(Rows from a dataset of charts and code)
★ ★ ★ ★ ★ ★ ★
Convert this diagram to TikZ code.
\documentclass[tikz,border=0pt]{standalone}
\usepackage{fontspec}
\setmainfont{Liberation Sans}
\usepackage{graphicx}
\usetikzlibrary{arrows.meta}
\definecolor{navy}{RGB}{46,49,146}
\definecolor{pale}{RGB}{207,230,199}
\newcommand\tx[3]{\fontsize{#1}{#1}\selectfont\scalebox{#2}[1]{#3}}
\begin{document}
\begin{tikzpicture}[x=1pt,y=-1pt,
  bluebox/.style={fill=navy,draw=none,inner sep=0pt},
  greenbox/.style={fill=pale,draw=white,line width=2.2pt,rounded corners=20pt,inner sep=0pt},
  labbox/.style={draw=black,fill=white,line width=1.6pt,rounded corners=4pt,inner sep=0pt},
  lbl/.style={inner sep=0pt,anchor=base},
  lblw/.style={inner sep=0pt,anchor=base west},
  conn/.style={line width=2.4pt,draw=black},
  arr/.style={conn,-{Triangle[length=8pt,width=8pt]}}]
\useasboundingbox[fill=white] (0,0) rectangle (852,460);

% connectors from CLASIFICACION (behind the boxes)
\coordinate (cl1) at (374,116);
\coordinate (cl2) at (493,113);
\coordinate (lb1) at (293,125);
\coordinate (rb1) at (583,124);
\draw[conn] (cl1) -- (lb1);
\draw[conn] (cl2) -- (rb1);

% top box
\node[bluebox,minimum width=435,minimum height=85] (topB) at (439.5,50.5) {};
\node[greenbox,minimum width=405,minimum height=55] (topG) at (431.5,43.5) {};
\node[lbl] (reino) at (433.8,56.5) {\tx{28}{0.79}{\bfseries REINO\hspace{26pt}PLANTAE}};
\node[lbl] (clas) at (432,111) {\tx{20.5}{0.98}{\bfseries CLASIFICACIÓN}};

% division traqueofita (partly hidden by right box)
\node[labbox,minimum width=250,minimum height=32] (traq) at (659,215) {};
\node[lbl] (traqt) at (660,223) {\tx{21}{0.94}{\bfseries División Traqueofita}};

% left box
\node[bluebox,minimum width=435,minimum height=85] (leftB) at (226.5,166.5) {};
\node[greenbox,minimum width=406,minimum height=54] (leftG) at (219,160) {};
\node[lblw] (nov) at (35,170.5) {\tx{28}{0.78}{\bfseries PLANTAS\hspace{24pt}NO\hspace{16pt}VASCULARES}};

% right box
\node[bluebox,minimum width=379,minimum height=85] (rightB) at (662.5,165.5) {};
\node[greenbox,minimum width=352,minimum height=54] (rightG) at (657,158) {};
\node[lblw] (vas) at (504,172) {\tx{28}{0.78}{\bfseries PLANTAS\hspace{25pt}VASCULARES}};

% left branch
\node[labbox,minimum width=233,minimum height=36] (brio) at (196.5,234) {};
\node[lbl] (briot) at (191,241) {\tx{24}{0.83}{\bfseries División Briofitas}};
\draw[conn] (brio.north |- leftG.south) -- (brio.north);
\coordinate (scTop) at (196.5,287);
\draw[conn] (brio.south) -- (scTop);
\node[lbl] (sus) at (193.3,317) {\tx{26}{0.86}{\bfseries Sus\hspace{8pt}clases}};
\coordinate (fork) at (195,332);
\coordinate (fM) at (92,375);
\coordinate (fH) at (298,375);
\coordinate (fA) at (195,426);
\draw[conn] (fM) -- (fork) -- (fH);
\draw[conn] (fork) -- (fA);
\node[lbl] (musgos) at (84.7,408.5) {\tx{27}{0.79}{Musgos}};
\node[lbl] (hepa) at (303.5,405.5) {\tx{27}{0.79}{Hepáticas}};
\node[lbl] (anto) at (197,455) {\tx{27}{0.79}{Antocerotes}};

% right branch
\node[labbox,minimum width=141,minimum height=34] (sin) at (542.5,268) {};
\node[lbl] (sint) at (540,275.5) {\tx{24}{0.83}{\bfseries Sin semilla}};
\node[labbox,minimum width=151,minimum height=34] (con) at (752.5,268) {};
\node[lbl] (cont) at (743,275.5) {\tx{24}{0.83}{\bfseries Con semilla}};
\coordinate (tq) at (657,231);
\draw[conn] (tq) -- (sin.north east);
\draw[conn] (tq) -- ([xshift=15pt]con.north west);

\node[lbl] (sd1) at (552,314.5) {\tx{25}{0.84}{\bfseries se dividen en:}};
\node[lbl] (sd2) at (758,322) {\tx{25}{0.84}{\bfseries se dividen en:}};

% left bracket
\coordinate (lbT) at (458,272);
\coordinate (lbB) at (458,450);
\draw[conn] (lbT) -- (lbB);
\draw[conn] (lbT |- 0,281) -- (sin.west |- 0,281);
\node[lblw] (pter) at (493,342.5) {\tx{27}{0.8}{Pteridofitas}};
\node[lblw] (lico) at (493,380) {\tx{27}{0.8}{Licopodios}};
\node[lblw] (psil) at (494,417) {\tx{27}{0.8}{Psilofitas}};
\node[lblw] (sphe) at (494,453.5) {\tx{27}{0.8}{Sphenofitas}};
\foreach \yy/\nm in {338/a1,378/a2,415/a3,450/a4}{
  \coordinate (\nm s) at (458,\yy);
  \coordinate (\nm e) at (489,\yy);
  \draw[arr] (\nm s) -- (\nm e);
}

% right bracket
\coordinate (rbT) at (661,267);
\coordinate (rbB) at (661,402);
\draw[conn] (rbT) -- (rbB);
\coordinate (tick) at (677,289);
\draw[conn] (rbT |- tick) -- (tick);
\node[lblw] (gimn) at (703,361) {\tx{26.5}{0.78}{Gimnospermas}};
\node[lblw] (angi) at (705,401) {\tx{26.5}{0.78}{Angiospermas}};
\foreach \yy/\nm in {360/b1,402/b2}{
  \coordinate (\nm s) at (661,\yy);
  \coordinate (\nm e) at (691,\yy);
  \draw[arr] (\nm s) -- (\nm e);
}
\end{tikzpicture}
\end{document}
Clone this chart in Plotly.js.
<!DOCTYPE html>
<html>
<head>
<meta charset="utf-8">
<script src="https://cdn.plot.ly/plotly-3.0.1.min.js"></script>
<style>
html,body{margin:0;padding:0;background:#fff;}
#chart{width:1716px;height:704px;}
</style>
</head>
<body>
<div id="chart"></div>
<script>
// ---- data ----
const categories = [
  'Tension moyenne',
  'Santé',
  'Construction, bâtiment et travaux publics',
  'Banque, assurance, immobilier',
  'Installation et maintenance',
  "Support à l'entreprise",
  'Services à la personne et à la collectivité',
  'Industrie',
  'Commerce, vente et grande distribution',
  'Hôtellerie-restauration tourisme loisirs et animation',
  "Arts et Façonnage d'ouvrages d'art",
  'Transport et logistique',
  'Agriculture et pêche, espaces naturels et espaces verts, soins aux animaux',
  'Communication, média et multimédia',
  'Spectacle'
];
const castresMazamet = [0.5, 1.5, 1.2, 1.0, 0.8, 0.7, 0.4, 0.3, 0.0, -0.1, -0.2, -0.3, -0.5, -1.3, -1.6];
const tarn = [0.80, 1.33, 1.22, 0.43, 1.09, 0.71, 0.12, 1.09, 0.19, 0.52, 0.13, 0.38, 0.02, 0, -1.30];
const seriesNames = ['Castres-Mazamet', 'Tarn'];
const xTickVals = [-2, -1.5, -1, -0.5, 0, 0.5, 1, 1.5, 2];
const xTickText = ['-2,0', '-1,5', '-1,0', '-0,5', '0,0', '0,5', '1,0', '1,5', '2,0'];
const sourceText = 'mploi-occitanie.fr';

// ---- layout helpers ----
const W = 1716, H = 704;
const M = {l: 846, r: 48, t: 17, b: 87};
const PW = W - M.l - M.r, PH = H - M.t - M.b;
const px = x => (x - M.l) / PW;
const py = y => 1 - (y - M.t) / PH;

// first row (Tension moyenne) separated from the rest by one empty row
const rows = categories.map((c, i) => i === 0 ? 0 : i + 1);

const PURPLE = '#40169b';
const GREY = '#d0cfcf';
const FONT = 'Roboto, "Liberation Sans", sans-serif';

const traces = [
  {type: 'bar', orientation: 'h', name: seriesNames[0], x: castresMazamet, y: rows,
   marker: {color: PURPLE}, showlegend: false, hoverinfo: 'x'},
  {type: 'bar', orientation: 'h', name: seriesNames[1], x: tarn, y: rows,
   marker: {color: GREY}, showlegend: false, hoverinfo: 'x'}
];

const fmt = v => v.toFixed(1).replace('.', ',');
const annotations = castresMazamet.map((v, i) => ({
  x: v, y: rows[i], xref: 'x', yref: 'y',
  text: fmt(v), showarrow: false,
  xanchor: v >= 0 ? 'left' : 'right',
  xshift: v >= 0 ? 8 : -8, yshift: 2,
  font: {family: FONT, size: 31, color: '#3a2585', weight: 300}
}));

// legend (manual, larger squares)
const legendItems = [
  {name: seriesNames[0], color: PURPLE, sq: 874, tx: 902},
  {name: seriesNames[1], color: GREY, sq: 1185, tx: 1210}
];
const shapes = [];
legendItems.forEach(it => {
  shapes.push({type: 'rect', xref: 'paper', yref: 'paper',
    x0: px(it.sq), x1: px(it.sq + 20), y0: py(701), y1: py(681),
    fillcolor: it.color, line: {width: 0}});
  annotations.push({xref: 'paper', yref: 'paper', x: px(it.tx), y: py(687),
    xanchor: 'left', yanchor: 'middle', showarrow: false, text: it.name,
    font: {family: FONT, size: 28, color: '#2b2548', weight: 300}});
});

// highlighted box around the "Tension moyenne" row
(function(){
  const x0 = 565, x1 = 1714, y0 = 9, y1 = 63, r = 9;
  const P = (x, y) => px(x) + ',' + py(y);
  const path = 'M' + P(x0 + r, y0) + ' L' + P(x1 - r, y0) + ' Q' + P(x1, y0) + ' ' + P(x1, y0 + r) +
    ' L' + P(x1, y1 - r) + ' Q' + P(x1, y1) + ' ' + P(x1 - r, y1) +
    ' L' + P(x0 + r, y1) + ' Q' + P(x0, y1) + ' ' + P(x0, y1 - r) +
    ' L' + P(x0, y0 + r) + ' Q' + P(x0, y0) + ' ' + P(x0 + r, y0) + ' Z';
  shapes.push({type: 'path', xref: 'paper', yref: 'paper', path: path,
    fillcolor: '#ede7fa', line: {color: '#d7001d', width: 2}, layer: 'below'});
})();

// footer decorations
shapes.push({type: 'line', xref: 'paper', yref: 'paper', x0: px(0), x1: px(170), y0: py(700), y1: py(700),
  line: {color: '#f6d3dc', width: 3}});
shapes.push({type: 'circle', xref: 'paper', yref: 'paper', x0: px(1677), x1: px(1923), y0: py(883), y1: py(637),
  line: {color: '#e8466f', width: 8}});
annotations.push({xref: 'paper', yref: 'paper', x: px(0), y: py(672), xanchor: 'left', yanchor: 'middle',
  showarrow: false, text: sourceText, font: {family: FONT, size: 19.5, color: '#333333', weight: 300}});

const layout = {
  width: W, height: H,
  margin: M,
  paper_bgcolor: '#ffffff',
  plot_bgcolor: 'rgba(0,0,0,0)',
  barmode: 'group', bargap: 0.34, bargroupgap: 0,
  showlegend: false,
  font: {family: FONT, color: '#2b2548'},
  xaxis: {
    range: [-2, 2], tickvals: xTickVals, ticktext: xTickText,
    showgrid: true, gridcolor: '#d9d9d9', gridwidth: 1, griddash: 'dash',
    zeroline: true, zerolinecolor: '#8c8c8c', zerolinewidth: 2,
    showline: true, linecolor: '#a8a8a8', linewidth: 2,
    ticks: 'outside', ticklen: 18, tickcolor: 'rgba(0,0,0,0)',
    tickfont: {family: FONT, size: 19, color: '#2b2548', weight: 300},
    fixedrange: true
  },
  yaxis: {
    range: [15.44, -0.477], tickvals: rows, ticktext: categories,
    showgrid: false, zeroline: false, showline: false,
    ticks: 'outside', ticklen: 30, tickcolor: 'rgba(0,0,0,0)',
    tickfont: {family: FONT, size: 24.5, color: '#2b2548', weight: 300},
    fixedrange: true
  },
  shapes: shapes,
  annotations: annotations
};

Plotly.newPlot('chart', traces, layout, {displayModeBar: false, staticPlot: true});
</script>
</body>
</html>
★ ★ ★ ★ ★ ★ ★
**What is being asked:** Only the lines from the beginning of the material to the line containing "(nov) at (35,170.5)" should be echoed, verbatim and in full.

**Expected answer:**
Convert this diagram to TikZ code.
\documentclass[tikz,border=0pt]{standalone}
\usepackage{fontspec}
\setmainfont{Liberation Sans}
\usepackage{graphicx}
\usetikzlibrary{arrows.meta}
\definecolor{navy}{RGB}{46,49,146}
\definecolor{pale}{RGB}{207,230,199}
\newcommand\tx[3]{\fontsize{#1}{#1}\selectfont\scalebox{#2}[1]{#3}}
\begin{document}
\begin{tikzpicture}[x=1pt,y=-1pt,
  bluebox/.style={fill=navy,draw=none,inner sep=0pt},
  greenbox/.style={fill=pale,draw=white,line width=2.2pt,rounded corners=20pt,inner sep=0pt},
  labbox/.style={draw=black,fill=white,line width=1.6pt,rounded corners=4pt,inner sep=0pt},
  lbl/.style={inner sep=0pt,anchor=base},
  lblw/.style={inner sep=0pt,anchor=base west},
  conn/.style={line width=2.4pt,draw=black},
  arr/.style={conn,-{Triangle[length=8pt,width=8pt]}}]
\useasboundingbox[fill=white] (0,0) rectangle (852,460);

% connectors from CLASIFICACION (behind the boxes)
\coordinate (cl1) at (374,116);
\coordinate (cl2) at (493,113);
\coordinate (lb1) at (293,125);
\coordinate (rb1) at (583,124);
\draw[conn] (cl1) -- (lb1);
\draw[conn] (cl2) -- (rb1);

% top box
\node[bluebox,minimum width=435,minimum height=85] (topB) at (439.5,50.5) {};
\node[greenbox,minimum width=405,minimum height=55] (topG) at (431.5,43.5) {};
\node[lbl] (reino) at (433.8,56.5) {\tx{28}{0.79}{\bfseries REINO\hspace{26pt}PLANTAE}};
\node[lbl] (clas) at (432,111) {\tx{20.5}{0.98}{\bfseries CLASIFICACIÓN}};

% division traqueofita (partly hidden by right box)
\node[labbox,minimum width=250,minimum height=32] (traq) at (659,215) {};
\node[lbl] (traqt) at (660,223) {\tx{21}{0.94}{\bfseries División Traqueofita}};

% left box
\node[bluebox,minimum width=435,minimum height=85] (leftB) at (226.5,166.5) {};
\node[greenbox,minimum width=406,minimum height=54] (leftG) at (219,160) {};
\node[lblw] (nov) at (35,170.5) {\tx{28}{0.78}{\bfseries PLANTAS\hspace{24pt}NO\hspace{16pt}VASCULARES}};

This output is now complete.